Where are most of you staying as I need to look into booking a hotel room.

Thanks for any info, this is my first time attending.*


----------



## seagarsmoker (Jan 1, 2000)

MrsCigarLover said:


> *I am seriously looking into attending this year!
> 
> Where are most of you staying as I need to look into booking a hotel room.
> 
> Thanks for any info, this is my first time attending.*


I would imagine most will stay at the President Abraham Lincoln Hotel and Conference Center (x-Renaissance Springfield Hotel), 701 E. Adams - 866-788-1860. It is downtown Springfield and most people stayed there the past five years.


----------



## icehog3 (Feb 20, 2005)

MrsCigarLover said:


> *I am seriously looking into attending this year!
> 
> Where are most of you staying as I need to look into booking a hotel room.
> 
> Thanks for any info, this is my first time attending.*


I know several of us have booked rooms at the Crowne Plaza Hotel in Springfield as well.


----------



## King James (Dec 18, 2005)

hey Tom... you know how far of a hike from my parts it is to the herf?


----------



## icehog3 (Feb 20, 2005)

King James said:


> hey Tom... you know how far of a hike from my parts it is to the herf?
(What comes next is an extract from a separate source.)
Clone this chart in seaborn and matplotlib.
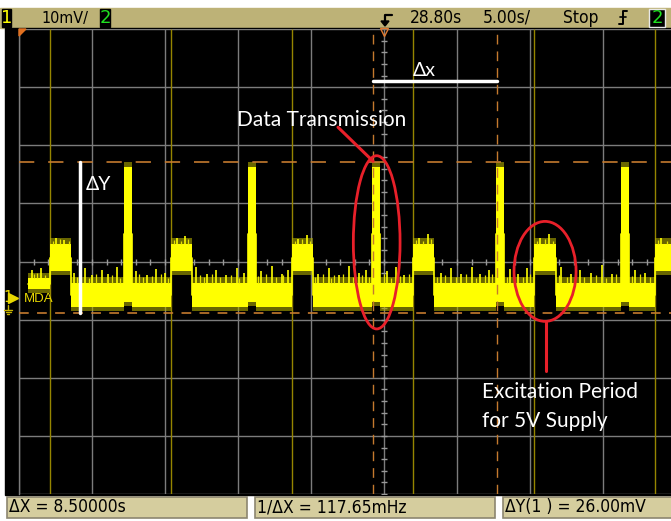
import numpy as np
import pandas as pd
import matplotlib
matplotlib.use("Agg")
import matplotlib.pyplot as plt
import matplotlib.transforms as mtransforms
from matplotlib.patches import Rectangle, Ellipse, Polygon
from matplotlib.lines import Line2D
import seaborn as sns

# ---------------------------------------------------------------------------
# Channel 1 capture (time in s relative to screen centre, amplitude in mV)
# ---------------------------------------------------------------------------
pre_start = -24.38
pre_level = (3.6, 1.7)          # (top, bottom) of trace before first excitation
base_level = (2.75, -1.4)       # idle level
exc_level = (9.5, 4.8)          # excitation period level
pulse_top = 22.7                # data transmission burst
pulse_floor = -0.4

exc_start = [-22.88, -14.59, -6.30, 1.99, 10.27, 18.56]
exc_end = [-21.44, -13.15, -4.86, 3.42, 11.78, 25.0]
pulse_start = [-17.80, -9.30, -0.80, 7.70, 16.20]
pulse_end = [-17.25, -8.75, -0.25, 8.25, 16.75]

# larger noise glitches riding on the trace
spike_t = [-24.1, -23.5, -22.5, -21.9, -21.2, -20.5, -20.0, -19.3, -18.9, -18.3,
           -17.0, -16.2, -15.6, -15.0, -14.2, -13.6, -12.9, -12.1, -11.5, -10.8,
           -10.1, -9.6, -8.4, -7.7, -7.0, -6.6, -5.9, -5.3, -4.5, -3.8,
           -3.1, -2.4, -1.7, -1.2, 0.2, 0.8, 1.4, 2.4, 3.0, 3.9,
           4.6, 5.3, 6.0, 6.6, 7.2, 8.6, 9.2, 9.8, 10.7, 11.3,
           12.1, 12.8, 13.4, 14.2, 14.9, 15.6, 17.2, 17.9, 19.0, 19.8]
spike_v = [5.0, 5.3, 10.6, 10.2, 4.6, 5.4, 4.1, 5.0, 4.3, 5.6,
           4.8, 4.2, 5.2, 4.5, 10.5, 10.9, 5.5, 4.4, 5.0, 4.2,
           5.3, 4.6, 4.9, 5.7, 4.3, 5.0, 10.4, 11.0, 4.4, 5.3,
           4.1, 5.8, 4.5, 5.1, 4.8, 5.5, 4.2, 10.6, 11.2, 4.6,
           5.4, 4.3, 5.6, 4.4, 5.0, 5.2, 4.4, 5.3, 10.5, 11.3,
           5.5, 4.3, 5.0, 4.6, 5.9, 4.4, 5.1, 4.5, 10.6, 11.0]

# small ripple on the trace edges
ripple_t = [-24.0, -23.8, -23.2, -22.7, -22.2, -21.6, -21.0, -20.8, -20.2, -19.7,
            -19.0, -18.6, -18.1, -16.8, -16.5, -15.9, -15.3, -14.8, -14.4, -13.9,
            -13.4, -12.6, -12.3, -11.8, -11.2, -10.5, -9.9, -8.6, -8.1, -7.4,
            -6.9, -6.1, -5.6, -5.1, -4.7, -4.2, -3.6, -3.4, -2.8, -2.1,
            -1.5, -1.0, 0.0, 0.5, 1.1, 1.7, 2.2, 2.7, 3.2, 3.6,
            4.2, 4.9, 5.6, 6.3, 6.9, 7.4, 8.4, 8.9, 9.5, 10.0,
            10.5, 11.0, 11.6, 12.0, 12.5, 13.1, 13.7, 14.5, 15.2, 15.9,
            17.0, 17.5, 18.2, 18.8, 19.4, 20.2, 21.0]
ripple_v = [4.3, 4.6, 4.1, 10.1, 10.3, 10.0, 3.8, 4.2, 3.7, 4.4,
            3.9, 4.1, 3.6, 4.3, 3.8, 4.0, 4.4, 3.7, 10.2, 10.0,
            10.3, 4.1, 3.8, 4.3, 3.9, 4.2, 3.7, 4.0, 4.4, 3.8,
            4.1, 10.1, 10.4, 10.0, 3.9, 4.3, 3.7, 4.1, 4.4, 3.8,
            4.2, 3.9, 4.3, 3.7, 4.0, 4.4, 10.2, 10.0, 10.4, 3.9,
            4.2, 3.8, 4.4, 3.7, 4.1, 4.3, 3.9, 4.2, 3.8, 4.4,
            10.1, 10.3, 10.0, 4.2, 3.8, 4.4, 3.9, 4.1, 3.7, 4.3,
            4.0, 4.4, 3.8, 10.2, 10.0, 10.4, 10.1]

# measurement cursors
cursor_x = [-0.75, 7.75]        # ΔX = 8.5 s
cursor_y = [-2.3, 23.7]         # ΔY = 26 mV

# screen scaling: 5 s/div, 10 mV/div
t_min, t_max = -25.0, 25.0
v_min, v_max = -33.5, 46.5

top_labels = ["10mV/", "28.80s", "5.00s/", "Stop"]
bottom_labels = ["ΔX = 8.50000s", "1/ΔX = 117.65mHz", "ΔY(1 ) = 26.00mV"]

# ---------------------------------------------------------------------------
sns.set_theme(style="dark")
plt.rcParams["font.family"] = ["DejaVu Sans"]
plt.rcParams["lines.scale_dashes"] = False

W, H = 671, 521
fig = plt.figure(figsize=(W / 100, H / 100), dpi=100, facecolor="white")


def fx(x):
    return x / W


def fy(y):
    return 1 - y / H


NARROW = ["Liberation Sans Narrow", "DejaVu Sans"]
ANNOT = ["Lato", "DejaVu Sans"]
TRACE = "#ffff00"
CURSOR = "#c47a2e"

# instrument chrome
fig.patches.append(Rectangle((fx(0), fy(28)), 1, 20 / H, transform=fig.transFigure,
                             color="#bdb277", zorder=-5))
fig.patches.append(Rectangle((fx(5), fy(495)), 1, 467 / H, transform=fig.transFigure,
                             color="black", zorder=-5))

# screen
ax = fig.add_axes([fx(19), fy(494), 730 / W, 465 / H], zorder=1)
ax.set_facecolor("black")
ax.set_xlim(t_min, t_max)
ax.set_ylim(v_min, v_max)
ax.set_xticks(np.arange(t_min, t_max + 0.1, 5))
ax.set_yticks(np.arange(v_min, v_max + 0.1, 10))
ax.grid(True, color="#7c7c7c", lw=1)
ax.set_axisbelow(True)
ax.tick_params(length=0, labelleft=False, labelbottom=False)
for side, sp in ax.spines.items():
    sp.set_visible(side == "left")
    sp.set_color("#7c7c7c")
    sp.set_linewidth(1)

# minor ticks on the centre axes
centre_v = (v_min + v_max) / 2
ax.plot(np.arange(t_min, t_max, 1), np.full(50, centre_v), ls="none", marker="|",
        ms=4, mew=1, color="#9a9a9a", zorder=1)
ax.plot(np.zeros(40), np.arange(v_min, v_max, 2), ls="none", marker="_",
        ms=4, mew=1, color="#9a9a9a", zorder=1)

# excitation markers
ax.vlines(exc_start, v_min, v_max, color="#958500", lw=1, zorder=1)


# trace
def level_at(t):
    if t < pre_start:
        return (np.nan, np.nan)
    for s, e in zip(exc_start, exc_end):
        if s <= t < e:
            return exc_level
    for s, e in zip(pulse_start, pulse_end):
        if s <= t < e:
            return (pulse_top, pulse_floor)
    if t < exc_start[0]:
        return pre_level
    return base_level


edges = np.array(sorted(set([pre_start] + exc_start + exc_end + pulse_start + pulse_end)))
mids = (edges[:-1] + edges[1:]) / 2
lv = np.array([level_at(m) for m in mids])
tops = np.append(lv[:, 0], lv[-1, 0])
bots = np.append(lv[:, 1], lv[-1, 1])

ax.fill_between(edges, bots - 0.7, tops + 1.0, step="post", color="#b0ac00",
                alpha=0.6, lw=0, zorder=3)
ax.fill_between(edges, bots, tops, step="post", color=TRACE, lw=0, zorder=4)
trace = pd.DataFrame({"t": edges, "v": (tops + bots) / 2})
sns.lineplot(data=trace, x="t", y="v", drawstyle="steps-post", color=TRACE, lw=1.2,
             ax=ax, zorder=4)
spike_base = [level_at(t)[0] for t in spike_t]
ax.vlines(spike_t, spike_base, spike_v, color=TRACE, lw=1.2, zorder=4)
ripple_base = [level_at(t)[0] for t in ripple_t]
ax.vlines(ripple_t, ripple_base, ripple_v, color="#e6e200", lw=0.9, zorder=4)
ax.set_xlabel("")
ax.set_ylabel("")

# cursors
for cx in cursor_x:
    ax.axvline(cx, color=CURSOR, lw=1, ls=(0, (7, 5)), zorder=5)
ax.axhline(cursor_y[1], color=CURSOR, lw=1.2, ls=(0, (11, 10)), zorder=5)
ax.axhline(cursor_y[0], color=CURSOR, lw=1.2, ls=(0, (7, 6)), zorder=5)

# trigger position marker
ax.plot(0, v_max - 0.5, marker="v", mfc="none", mec="#e07a30", ms=6, mew=1,
        clip_on=False, zorder=6)

# ΔX / ΔY markers
ax.plot([-20.82, -20.82], cursor_y, color="white", lw=2.5, zorder=6)
ax.text(-20.4, 19.8, "ΔY", color="white", fontsize=14, family=ANNOT, va="center",
        ha="left", zorder=6)
ax.plot(cursor_x, [37.5, 37.5], color="white", lw=2.5, zorder=6)
ax.text(1.99, 39.4, "Δx", color="white", fontsize=14, family=ANNOT, va="center",
        ha="left", zorder=6)

# annotations
RED = "#e8202a"
ax.add_patch(Ellipse((-0.5, 9.8), 3.2, 29.8, fill=False, ec=RED, lw=2, zorder=7))
ax.add_patch(Ellipse((11.03, 4.8), 4.25, 17.2, fill=False, ec=RED, lw=2, zorder=7))
ax.plot([-3.15, -0.75], [29.6, 23.75], color=RED, lw=2.2, zorder=7)
ax.plot([11.1, 11.1], [-3.8, -12.4], color=RED, lw=2.2, zorder=7)
ax.text(-10.1, 30.9, "Data Transmission", color="white", fontsize=15, family=ANNOT,
        va="center", ha="left", zorder=7)
ax.text(6.7, -16.0, "Excitation Period", color="white", fontsize=15, family=ANNOT,
        va="center", ha="left", zorder=7)
ax.text(6.7, -21.0, "for 5V Supply", color="white", fontsize=15, family=ANNOT,
        va="center", ha="left", zorder=7)

# channel ground marker (drawn over the screen)
bl = mtransforms.blended_transform_factory(fig.transFigure, ax.transData)
ax.text(fx(3), 0.3, "1", transform=bl, color="#e8d800", fontsize=10.5, family=NARROW,
        va="center", ha="left", clip_on=False, zorder=8)
ax.plot([fx(12.5)], [0.3], transform=bl, marker=">", ms=6.5, color="#e8d800", ls="none",
        clip_on=False, zorder=8)
ax.text(fx(24), 0.1, "MDA", transform=bl, color="#e8d800", fontsize=9.5,
        family=["Liberation Sans", "DejaVu Sans"], va="center", ha="left", zorder=8)
gnd = [((8, 8), (305, 310)), ((4, 12), (310, 310)), ((5.5, 10.5), (312, 312)),
       ((7, 9), (314, 314))]
for xs, ys in gnd:
    fig.add_artist(Line2D([fx(xs[0]), fx(xs[1])], [fy(ys[0]), fy(ys[1])],
                          transform=fig.transFigure, color="#c8b400", lw=1, zorder=5))

# top-left corner flag
fig.add_artist(Polygon([(fx(19), fy(29)), (fx(26), fy(29)), (fx(19), fy(36))],
                       transform=fig.transFigure, color="#e07020", zorder=5))


# status bar (top)
def chan_box(x0, x1, label, color, edge="black"):
    fig.add_artist(Rectangle((fx(x0), fy(27)), (x1 - x0) / W, 18 / H,
                             transform=fig.transFigure, fc="black", ec=edge, lw=1, zorder=5))
    fig.text(fx((x0 + x1) / 2), fy(18), label, color=color, fontsize=13, family=NARROW,
             ha="center", va="center", zorder=6)


chan_box(2, 11, "1", "#ffff00")
chan_box(100, 110, "2", "#20e020")
chan_box(649, 665, "2", "#20e020", edge="#e8e8e8")

for xpos, txt, fs in zip([41, 410, 483, 563], top_labels, [11.5, 12.5, 12.5, 12.5]):
    fig.text(fx(xpos), fy(18), txt, color="black", fontsize=fs, family=NARROW,
             fontstretch="condensed", ha="left", va="center", zorder=6)

# trigger point glyph
fig.add_artist(Line2D([fx(392), fx(385), fx(385)], [fy(15), fy(15), fy(25)],
                      transform=fig.transFigure, color="black", lw=1.6, zorder=6))
fig.add_artist(Polygon([(fx(381), fy(21)), (fx(389), fy(21)), (fx(385), fy(26))],
                       transform=fig.transFigure, color="black", zorder=6))
# rising-edge trigger glyph
fig.add_artist(Line2D([fx(619), fx(623), fx(623), fx(627)], [fy(24), fy(24), fy(11), fy(11)],
                      transform=fig.transFigure, color="black", lw=1.4, zorder=6))
fig.add_artist(Line2D([fx(620), fx(626)], [fy(17), fy(17)],
                      transform=fig.transFigure, color="black", lw=1.2, zorder=6))

# measurement bar (bottom)
for (x0, x1), txt in zip([(7, 247), (255, 495), (503, 676)], bottom_labels):
    fig.add_artist(Rectangle((fx(x0), fy(518)), (x1 - x0) / W, 21 / H,
                             transform=fig.transFigure, fc="#d5cd9e", ec="#8c8670",
                             lw=1.2, zorder=5))
    fig.text(fx(x0 + 2), fy(507.5), txt, color="black", fontsize=12.5, family=NARROW,
             fontstretch="condensed", ha="left", va="center", zorder=6)

fig.savefig("out.png", dpi=100, facecolor="white")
Jim, Springfield is about 4 1/2 hours from Milwaukee.


----------



## King James (Dec 18, 2005)

ouch lol.... I guess i won't be driving home at night and coming back the next day.... maybe sir tonys ass will tag along w/ me. How early you need to make hotel reservation?


----------



## icehog3 (Feb 20, 2005)

King James said:


> ouch lol.... I guess i won't be driving home at night and coming back the next day.... maybe sir tonys ass will tag along w/ me. How early you need to make hotel reservation?


I don't know what else is going on that weekend, but I wouldn't guess we account for more than 100 rooms in the area.


----------



## King James (Dec 18, 2005)

damn...how big is this herf lol? I'll have to look back for the post on last years or something.... I thought it was like just some CS guys.


----------



## PullMyFinger (Aug 5, 2006)

I'll be there Matt. I'm pretty sure that Fattire, WGdog, JHammer and Rebgen will be coming as well. They may or may not post here though.


----------



## qwerty1500 (Feb 24, 2006)

It sounds like a good time and I'm only 1.5 hours away. Don't see how I can pass up this opportunity to meet some of you apes.


----------



## seagarsmoker (Jan 1, 2000)

King James said:


> damn...how big is this herf lol? I'll have to look back for the post on last years or something.... I thought it was like just some CS guys.


Usually in the 70 - 80 neighborhood. Only a few locals, so most everyone is from out of town. A couple of conventions & conferences are going on that weekend, plus a holiday weekend for some folks, so they fill up pretty quick for the Lincoln sites.


----------



## icehog3 (Feb 20, 2005)

seagarsmoker said:


> Usually in the 70 - 80 neighborhood. Only a few locals, so most everyone is from out of town. A couple of conventions & conferences are going on that weekend, plus a holiday weekend for some folks, so they fill up pretty quick for the Lincoln sites.


Bet you get a few more this year Jody....hope it will be great and we can raise a boatload of money!


----------



## King James (Dec 18, 2005)

any cheap motels in the area for a college kids budget? lol


----------



## icehog3 (Feb 20, 2005)

King James said:


> any cheap motels in the area for a college kids budget? lol


Springfield is a big town, there are surely Motel 6s and the like very close by.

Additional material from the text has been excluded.